Später, als Lehrerin, legte sie besonderes Augenmerk auf lernschwache und verhaltensauffällige Schüler und setze sich, nach entsprechender Zusatzausbildung, in der damaligen Sonderschule in Naturns, gezielt für sie ein.
Im Mittelpunkt oder in der Öffentlichkeit zu stehen war lange nicht ihre Wesensart. Aber durch die Übernahme verschiedener Aufgaben im Dorf änderte sich dies. 1989 übernahm sie die Tätigkeit als Dorfchronistin und erfüllte diese Aufgabe beinahe über dreißig Jahre hindurch. Davon auch einige Zeit als Bezirkschronistin im Vinschgau. In den letzten sechs Jahren stand ihr ein Team hilfreich zur Seite. Den Schritt von der analogen hin zur digitalen Bearbeitung wollte sie nicht mehr machen und so legte sie im Vorjahr die Chronistenarbeit in jüngere Hände.
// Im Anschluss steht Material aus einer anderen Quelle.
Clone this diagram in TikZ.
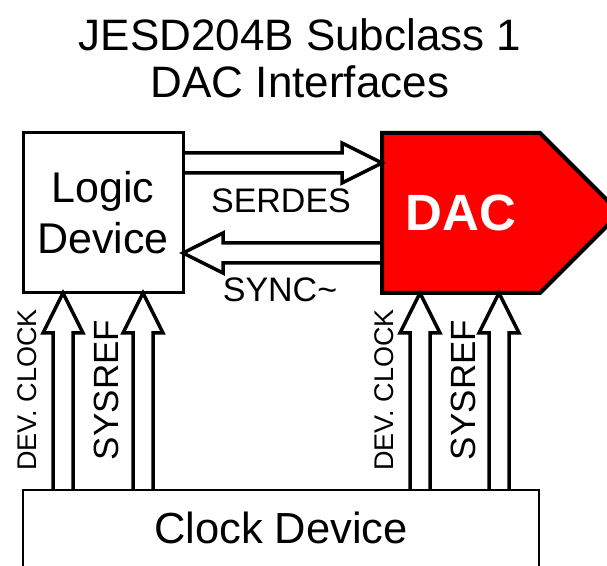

Im Sinne der Chronik verfasste sie neben Artikeln für Lokalzeitungen, auch verschiedene Publikationen. Auch leitete sie über zwanzig Jahre den Seniorenclub Naturns, war einige Jahre Mitglied des Pfarrgemeinderates und im Ausschuss des Heimatpflegevereines.
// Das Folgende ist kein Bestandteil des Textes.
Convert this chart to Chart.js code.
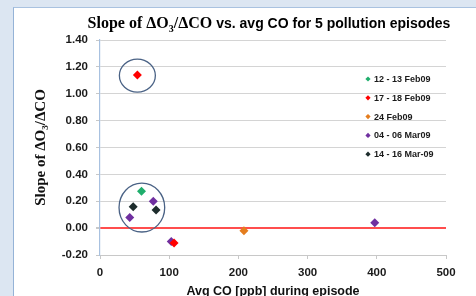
<!DOCTYPE html>
<html>
<head>
<meta charset="utf-8">
<script src="https://cdn.jsdelivr.net/npm/chart.js@4/dist/chart.umd.min.js"></script>
<style>
  html, body { margin:0; padding:0; width:476px; height:296px; overflow:hidden; background:#dce6f2; }
  #pannello { position:absolute; left:13px; top:7px; right:0; bottom:0; background:#fff;
              border-left:1.5px solid #95b3d7; border-top:1.5px solid #a9c2e0; }
  #wrap { position:absolute; left:0; top:0; width:476px; height:296px; }
</style>
</head>
<body>
<div id="pannello"></div>
<div id="wrap"><canvas id="grafico" width="476" height="296"></canvas></div>
<script>
// serie: CO medio [ppb] e pendenza dO3/dCO
const nomiSerie = ['12 - 13 Feb09', '17 - 18 Feb09', '24 Feb09', '04 - 06 Mar09', '14 - 16 Mar-09'];
const coloriSerie = ['#1fae6c', '#ff0000', '#e47d1e', '#7030a0', '#1e2d2d'];

const co1213Feb   = [60];
const slope1213Feb = [0.275];
const co1718Feb   = [54, 107];
const slope1718Feb = [1.14, -0.11];
const co24Feb     = [208];
const slope24Feb  = [-0.02];
const co0406Mar   = [43, 77, 103, 397];
const slope0406Mar = [0.08, 0.20, -0.10, 0.04];
const co1416Mar   = [48, 81];
const slope1416Mar = [0.16, 0.135];

// tick assi
const yTicks = [-0.2, 0, 0.2, 0.4, 0.6, 0.8, 1.0, 1.2, 1.4];
const xTicks = [0, 100, 200, 300, 400, 500];

// ellissi disegnate a mano nel grafico (centro e raggi in unità dati)
const ellCentriX = [54, 60.5];
const ellCentriY = [1.135, 0.153];
const ellRaggiX  = [26, 33];
const ellRaggiY  = [0.123, 0.182];

const coSerie = [co1213Feb, co1718Feb, co24Feb, co0406Mar, co1416Mar];
const slopeSerie = [slope1213Feb, slope1718Feb, slope24Feb, slope0406Mar, slope1416Mar];

const datasets = nomiSerie.map((nome, i) => ({
  label: nome,
  data: coSerie[i].map((x, j) => ({ x, y: slopeSerie[i][j] })),
  backgroundColor: coloriSerie[i],
  borderColor: coloriSerie[i],
  pointStyle: 'rectRot',
  pointRadius: 4.5,
  pointBorderWidth: 0
}));

const grigio = '#c8c8c8';

// ellissi attorno ai gruppi di punti
const ellissiPlugin = {
  id: 'ellissi',
  afterDatasetsDraw(chart) {
    const { ctx, scales: { x, y } } = chart;
    ctx.save();
    ctx.strokeStyle = '#4a6285';
    ctx.lineWidth = 1.3;
    ellCentriX.forEach((cx, i) => {
      const px = x.getPixelForValue(cx), py = y.getPixelForValue(ellCentriY[i]);
      const rx = Math.abs(x.getPixelForValue(cx + ellRaggiX[i]) - px);
      const ry = Math.abs(y.getPixelForValue(ellCentriY[i] + ellRaggiY[i]) - py);
      ctx.beginPath();
      ctx.ellipse(px, py, rx, ry, 0, 0, Math.PI * 2);
      ctx.stroke();
    });
    ctx.restore();
  }
};

// legenda dentro l'area del grafico, a destra
const legendaPlugin = {
  id: 'legendaInterna',
  afterDraw(chart) {
    const ctx = chart.ctx;
    ctx.save();
    ctx.font = 'bold 9px "Liberation Sans", Arial, sans-serif';
    ctx.textBaseline = 'middle';
    chart.data.datasets.forEach((ds, i) => {
      const yy = 79 + i * 18.8;
      ctx.fillStyle = ds.backgroundColor;
      ctx.beginPath();
      ctx.moveTo(368, yy - 2.6); ctx.lineTo(370.6, yy); ctx.lineTo(368, yy + 2.6); ctx.lineTo(365.4, yy);
      ctx.closePath(); ctx.fill();
      ctx.fillStyle = '#1a1a1a';
      ctx.fillText(ds.label, 374, yy + 0.5);
    });
    ctx.restore();
  }
};

// titolo con due font (parte serif + parte sans) e pedice
const titoloPlugin = {
  id: 'titoloMisto',
  afterDraw(chart) {
    const ctx = chart.ctx;
    const fSerif = 'bold 16px "Liberation Serif", "Times New Roman", serif';
    const fSub = 'bold 10px "Liberation Serif", "Times New Roman", serif';
    const fSans = 'bold 14px "Liberation Sans", Arial, sans-serif';
    const parti = [
      { t: 'Slope of \u0394O', f: fSerif, dy: 0 },
      { t: '3', f: fSub, dy: 4 },
      { t: '/\u0394CO ', f: fSerif, dy: 0 },
      { t: 'vs. avg CO for 5 pollution episodes', f: fSans, dy: 0 }
    ];
    ctx.save();
    let tot = 0;
    parti.forEach(p => { ctx.font = p.f; p.w = ctx.measureText(p.t).width; tot += p.w; });
    let xx = 269 - tot / 2;
    const base = 28;
    ctx.fillStyle = '#000';
    ctx.textBaseline = 'alphabetic';
    parti.forEach(p => { ctx.font = p.f; ctx.fillText(p.t, xx, base + p.dy); xx += p.w; });
    ctx.restore();
  }
};

new Chart(document.getElementById('grafico'), {
  type: 'scatter',
  data: { datasets },
  options: {
    responsive: false,
    animation: false,
    layout: { padding: { left: 13, top: 40, right: 30, bottom: 0 } },
    plugins: { legend: { display: false }, title: { display: false }, tooltip: { enabled: false } },
    scales: {
      x: {
        type: 'linear', min: 0, max: 500,
        afterFit: s => { s.height = 41; },
        afterBuildTicks: s => { s.ticks = xTicks.map(v => ({ value: v })); },
        ticks: { padding: 7, color: '#1a1a1a', font: { family: '"Liberation Sans", Arial, sans-serif', size: 11.5, weight: 'bold' } },
        grid: { drawOnChartArea: false, drawTicks: true, tickLength: 4, tickColor: grigio, color: grigio },
        border: { color: grigio, width: 1 },
        title: { display: true, text: 'Avg CO [ppb] during episode', color: '#111',
                 font: { family: '"Liberation Sans", Arial, sans-serif', size: 12.5, weight: 'bold' },
                 padding: { top: 0, bottom: -3 } }
      },
      y: {
        type: 'linear', min: -0.2, max: 1.4,
        afterFit: s => { s.width = 87; },
        afterBuildTicks: s => { s.ticks = yTicks.map(v => ({ value: v })); },
        ticks: { padding: 8, color: '#1a1a1a', callback: v => v.toFixed(2),
                 font: { family: '"Liberation Sans", Arial, sans-serif', size: 11.5, weight: 'bold' } },
        grid: {
          tickLength: 4, tickColor: grigio,
          color: c => (c.tick && c.tick.value === 0) ? '#ff4d4d' : '#d4d4d4',
          lineWidth: c => (c.tick && c.tick.value === 0) ? 2 : 1
        },
        border: { color: '#a8c1e0', width: 1.2 },
        title: { display: true, text: 'Slope of \u0394O\u2083/\u0394CO', color: '#111',
                 font: { family: '"Liberation Serif", "Times New Roman", serif', size: 15, weight: 'bold' },
                 padding: { top: 19, bottom: 0 } }
      }
    }
  },
  plugins: [ellissiPlugin, legendaPlugin, titoloPlugin]
});
</script>
</body>
</html>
Mittlerweile hat sich ihr Ruf als Mundartdichterin gefestigt und verbreitet. Nachdem sie lange Zeit Auftragsgedichte verfasst hatte, wagte sie es schließlich eigene Gedanken in Gedichtform zu setzen zu veröffentlichen.
Als sie vor vier Jahren eher zufällig in die Poetry-Slam-Szene hinein schnuppern konnte, fand sie dort ein neues Tätigkeitsfeld, in dem sie sich versuchen wollte. Ihre erste Teilnahme an einem Poetry-Slam im Ost-West-Club in Meran im Oktober 2016 überzeugte sie vollends von dieser, für sie neuen, Form des Dichtens. Seither trat sie dort öfters auf und brachte das Publikum durch ihre poetischen, witzigen und kritischen Texte, teils auch in Mundart, zum Lachen und Nachdenken. Die Poetin holt sich die Inhalte aus der Geschichte, aus Beobachtungen und Anekdoten, sie fühlt sich wohl unter den jungen Mitbewerbern und dem zahlreichen Publikum, welches beim Poetry-Slam als Jury fungiert.
Im vergangenen Herbst konnte sie, als älteste Teilnehmerin, den dritten Platz bei der alljährlich stattfindenden Südtiroler Landesmeisterschaft belegen.